■ **EXERCISE BRIEF**
Repeat the material below exactly, with no pictures.

■ **DATASET EXCERPT**
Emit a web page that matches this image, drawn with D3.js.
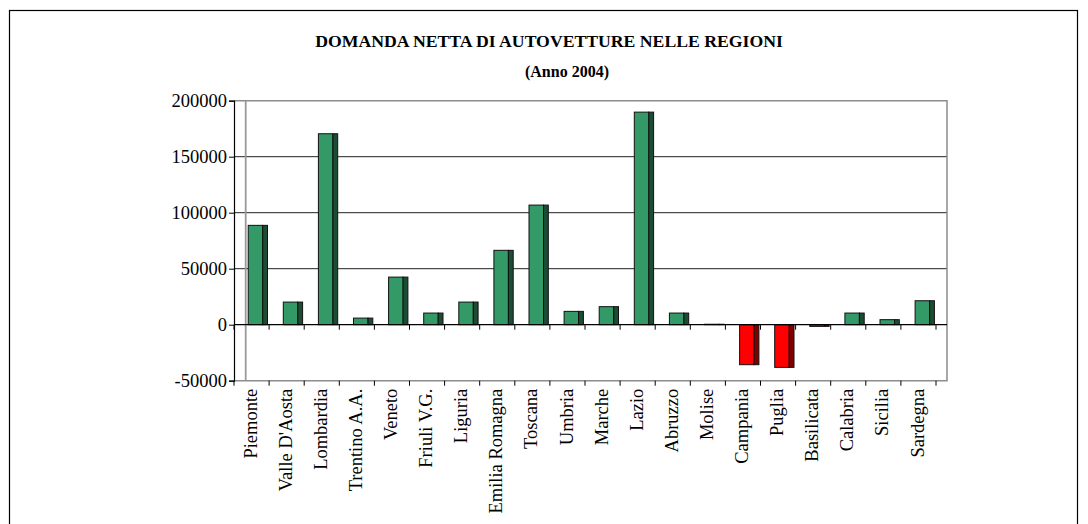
<!DOCTYPE html>
<html>
<head>
<meta charset="utf-8">
<script src="https://cdn.jsdelivr.net/npm/d3@7"></script>
<style>
  body { margin: 0; background: #fff; }
  text { font-family: 'Liberation Serif', 'Times New Roman', serif; }
</style>
</head>
<body>
<div id="chart"></div>
<script>
// data
let regions = ['Piemonte', "Valle D'Aosta", 'Lombardia', 'Trentino A.A.', 'Veneto', 'Friuli V.G.',
  'Liguria', 'Emilia Romagna', 'Toscana', 'Umbria', 'Marche', 'Lazio', 'Abruzzo', 'Molise',
  'Campania', 'Puglia', 'Basilicata', 'Calabria', 'Sicilia', 'Sardegna']
let domanda = [88700, 20200, 170500, 5900, 42500, 10400, 20200, 66400, 106800, 11900,
  16100, 189800, 10400, 400, -35700, -38100, -1500, 10400, 4500, 21400]
let yTicks = [-50000, 0, 50000, 100000, 150000, 200000]
let titleText = 'DOMANDA NETTA DI AUTOVETTURE NELLE REGIONI'
let subTitleText = '(Anno 2004)'

var width = 1088
var height = 524
var plotLeft = 234
var axisRight = 936
var plotRight = 947
var plotTop = 100.7
var plotBottom = 380.7

var svg = d3.select('#chart')
  .append('svg')
  .attr('width', width)
  .attr('height', height)

// outer frame
svg.append('rect')
  .attr('x', 9.5).attr('y', 10.5)
  .attr('width', 1068).attr('height', 530)
  .attr('fill', 'none')
  .attr('stroke', '#000')
  .attr('stroke-width', 1.2)

var x = d3.scaleBand()
  .domain(regions)
  .range([plotLeft, axisRight])

var y = d3.scaleLinear()
  .domain([-50000, 200000])
  .range([plotBottom, plotTop])

// gridlines
svg.selectAll('line.grid')
  .data([50000, 100000, 150000])
  .enter().append('line')
  .attr('class', 'grid')
  .attr('x1', plotLeft).attr('x2', plotRight)
  .attr('y1', d => y(d)).attr('y2', d => y(d))
  .attr('stroke', '#222')
  .attr('stroke-width', 1)

// plot border (grey)
svg.append('path')
  .attr('d', `M${plotLeft},${y(200000)}H${plotRight}V${plotBottom}H${plotLeft}`)
  .attr('fill', 'none')
  .attr('stroke', '#8c8c8c')
  .attr('stroke-width', 1.5)

// back wall edge
svg.append('line')
  .attr('x1', 245.7).attr('x2', 245.7)
  .attr('y1', plotTop).attr('y2', plotBottom)
  .attr('stroke', '#999')
  .attr('stroke-width', 1.8)

// bars
var frontW = 14.5
var sideW = 4.8
var off = 14.2
var bars = svg.selectAll('g.bar')
  .data(regions.map((r, i) => ({ region: r, value: domanda[i] })))
  .enter().append('g')
  .attr('class', 'bar')

bars.append('rect')
  .attr('x', d => x(d.region) + off)
  .attr('y', d => Math.min(y(d.value), y(0)))
  .attr('width', frontW)
  .attr('height', d => Math.abs(y(d.value) - y(0)))
  .attr('fill', d => d.value < 0 ? '#ff0000' : '#339966')
  .attr('stroke', '#111')
  .attr('stroke-width', 1)

bars.append('rect')
  .attr('x', d => x(d.region) + off + frontW)
  .attr('y', d => Math.min(y(d.value), y(0)))
  .attr('width', sideW)
  .attr('height', d => Math.abs(y(d.value) - y(0)))
  .attr('fill', d => d.value < 0 ? '#800000' : '#1a4d33')
  .attr('stroke', '#111')
  .attr('stroke-width', 1)

// zero line with category ticks
svg.append('line')
  .attr('x1', plotLeft).attr('x2', plotRight)
  .attr('y1', y(0)).attr('y2', y(0))
  .attr('stroke', '#000')
  .attr('stroke-width', 1.2)

var tickXs = regions.map(r => x(r)).concat([axisRight])
svg.selectAll('line.ztick')
  .data(tickXs)
  .enter().append('line')
  .attr('class', 'ztick')
  .attr('x1', d => d).attr('x2', d => d)
  .attr('y1', y(0)).attr('y2', y(0) + 5)
  .attr('stroke', '#000')

// bottom category ticks
svg.selectAll('line.btick')
  .data(tickXs)
  .enter().append('line')
  .attr('class', 'btick')
  .attr('x1', d => d).attr('x2', d => d)
  .attr('y1', plotBottom).attr('y2', plotBottom + 5)
  .attr('stroke', '#000')

svg.selectAll('text.cat')
  .data(regions)
  .enter().append('text')
  .attr('class', 'cat')
  .attr('transform', d => `translate(${x(d) + x.bandwidth() / 2 - 1},${plotBottom + 8}) rotate(-90)`)
  .attr('dy', '0.33em')
  .attr('text-anchor', 'end')
  .attr('font-size', '18.5px')
  .attr('fill', '#000')
  .text(d => d)

// value axis
var yAxis = svg.append('g')
  .attr('transform', `translate(${plotLeft},0)`)
  .call(d3.axisLeft(y).tickValues(yTicks).tickSize(5).tickPadding(2).tickFormat(d => String(d)))
yAxis.select('.domain').attr('stroke', '#000').attr('stroke-width', 1.2)
yAxis.selectAll('text')
  .attr('font-family', "'Liberation Serif', 'Times New Roman', serif")
  .attr('font-size', '18.5px')
  .attr('fill', '#000')

// titles
svg.append('text')
  .attr('x', 549).attr('y', 47)
  .attr('text-anchor', 'middle')
  .attr('font-weight', 'bold')
  .attr('font-size', '17.7px')
  .text(titleText)

svg.append('text')
  .attr('x', 567).attr('y', 77)
  .attr('text-anchor', 'middle')
  .attr('font-weight', 'bold')
  .attr('font-size', '16px')
  .text(subTitleText)
</script>
</body>
</html>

■ **RESPONSE FOR THIS EXERCISE**
Emit a web page that matches this image, drawn with D3.js.
<!DOCTYPE html>
<html>
<head>
<meta charset="utf-8">
<script src="https://cdn.jsdelivr.net/npm/d3@7"></script>
<style>
  body { margin: 0; background: #fff; }
  text { font-family: 'Liberation Serif', 'Times New Roman', serif; }
</style>
</head>
<body>
<div id="chart"></div>
<script>
// data
let regions = ['Piemonte', "Valle D'Aosta", 'Lombardia', 'Trentino A.A.', 'Veneto', 'Friuli V.G.',
  'Liguria', 'Emilia Romagna', 'Toscana', 'Umbria', 'Marche', 'Lazio', 'Abruzzo', 'Molise',
  'Campania', 'Puglia', 'Basilicata', 'Calabria', 'Sicilia', 'Sardegna']
let domanda = [88700, 20200, 170500, 5900, 42500, 10400, 20200, 66400, 106800, 11900,
  16100, 189800, 10400, 400, -35700, -38100, -1500, 10400, 4500, 21400]
let yTicks = [-50000, 0, 50000, 100000, 150000, 200000]
let titleText = 'DOMANDA NETTA DI AUTOVETTURE NELLE REGIONI'
let subTitleText = '(Anno 2004)'

var width = 1088
var height = 524
var plotLeft = 234
var axisRight = 936
var plotRight = 947
var plotTop = 100.7
var plotBottom = 380.7

var svg = d3.select('#chart')
  .append('svg')
  .attr('width', width)
  .attr('height', height)

// outer frame
svg.append('rect')
  .attr('x', 9.5).attr('y', 10.5)
  .attr('width', 1068).attr('height', 530)
  .attr('fill', 'none')
  .attr('stroke', '#000')
  .attr('stroke-width', 1.2)

var x = d3.scaleBand()
  .domain(regions)
  .range([plotLeft, axisRight])

var y = d3.scaleLinear()
  .domain([-50000, 200000])
  .range([plotBottom, plotTop])

// gridlines
svg.selectAll('line.grid')
  .data([50000, 100000, 150000])
  .enter().append('line')
  .attr('class', 'grid')
  .attr('x1', plotLeft).attr('x2', plotRight)
  .attr('y1', d => y(d)).attr('y2', d => y(d))
  .attr('stroke', '#222')
  .attr('stroke-width', 1)

// plot border (grey)
svg.append('path')
  .attr('d', `M${plotLeft},${y(200000)}H${plotRight}V${plotBottom}H${plotLeft}`)
  .attr('fill', 'none')
  .attr('stroke', '#8c8c8c')
  .attr('stroke-width', 1.5)

// back wall edge
svg.append('line')
  .attr('x1', 245.7).attr('x2', 245.7)
  .attr('y1', plotTop).attr('y2', plotBottom)
  .attr('stroke', '#999')
  .attr('stroke-width', 1.8)

// bars
var frontW = 14.5
var sideW = 4.8
var off = 14.2
var bars = svg.selectAll('g.bar')
  .data(regions.map((r, i) => ({ region: r, value: domanda[i] })))
  .enter().append('g')
  .attr('class', 'bar')

bars.append('rect')
  .attr('x', d => x(d.region) + off)
  .attr('y', d => Math.min(y(d.value), y(0)))
  .attr('width', frontW)
  .attr('height', d => Math.abs(y(d.value) - y(0)))
  .attr('fill', d => d.value < 0 ? '#ff0000' : '#339966')
  .attr('stroke', '#111')
  .attr('stroke-width', 1)

bars.append('rect')
  .attr('x', d => x(d.region) + off + frontW)
  .attr('y', d => Math.min(y(d.value), y(0)))
  .attr('width', sideW)
  .attr('height', d => Math.abs(y(d.value) - y(0)))
  .attr('fill', d => d.value < 0 ? '#800000' : '#1a4d33')
  .attr('stroke', '#111')
  .attr('stroke-width', 1)

// zero line with category ticks
svg.append('line')
  .attr('x1', plotLeft).attr('x2', plotRight)
  .attr('y1', y(0)).attr('y2', y(0))
  .attr('stroke', '#000')
  .attr('stroke-width', 1.2)

var tickXs = regions.map(r => x(r)).concat([axisRight])
svg.selectAll('line.ztick')
  .data(tickXs)
  .enter().append('line')
  .attr('class', 'ztick')
  .attr('x1', d => d).attr('x2', d => d)
  .attr('y1', y(0)).attr('y2', y(0) + 5)
  .attr('stroke', '#000')

// bottom category ticks
svg.selectAll('line.btick')
  .data(tickXs)
  .enter().append('line')
  .attr('class', 'btick')
  .attr('x1', d => d).attr('x2', d => d)
  .attr('y1', plotBottom).attr('y2', plotBottom + 5)
  .attr('stroke', '#000')

svg.selectAll('text.cat')
  .data(regions)
  .enter().append('text')
  .attr('class', 'cat')
  .attr('transform', d => `translate(${x(d) + x.bandwidth() / 2 - 1},${plotBottom + 8}) rotate(-90)`)
  .attr('dy', '0.33em')
  .attr('text-anchor', 'end')
  .attr('font-size', '18.5px')
  .attr('fill', '#000')
  .text(d => d)

// value axis
var yAxis = svg.append('g')
  .attr('transform', `translate(${plotLeft},0)`)
  .call(d3.axisLeft(y).tickValues(yTicks).tickSize(5).tickPadding(2).tickFormat(d => String(d)))
yAxis.select('.domain').attr('stroke', '#000').attr('stroke-width', 1.2)
yAxis.selectAll('text')
  .attr('font-family', "'Liberation Serif', 'Times New Roman', serif")
  .attr('font-size', '18.5px')
  .attr('fill', '#000')

// titles
svg.append('text')
  .attr('x', 549).attr('y', 47)
  .attr('text-anchor', 'middle')
  .attr('font-weight', 'bold')
  .attr('font-size', '17.7px')
  .text(titleText)

svg.append('text')
  .attr('x', 567).attr('y', 77)
  .attr('text-anchor', 'middle')
  .attr('font-weight', 'bold')
  .attr('font-size', '16px')
  .text(subTitleText)
</script>
</body>
</html>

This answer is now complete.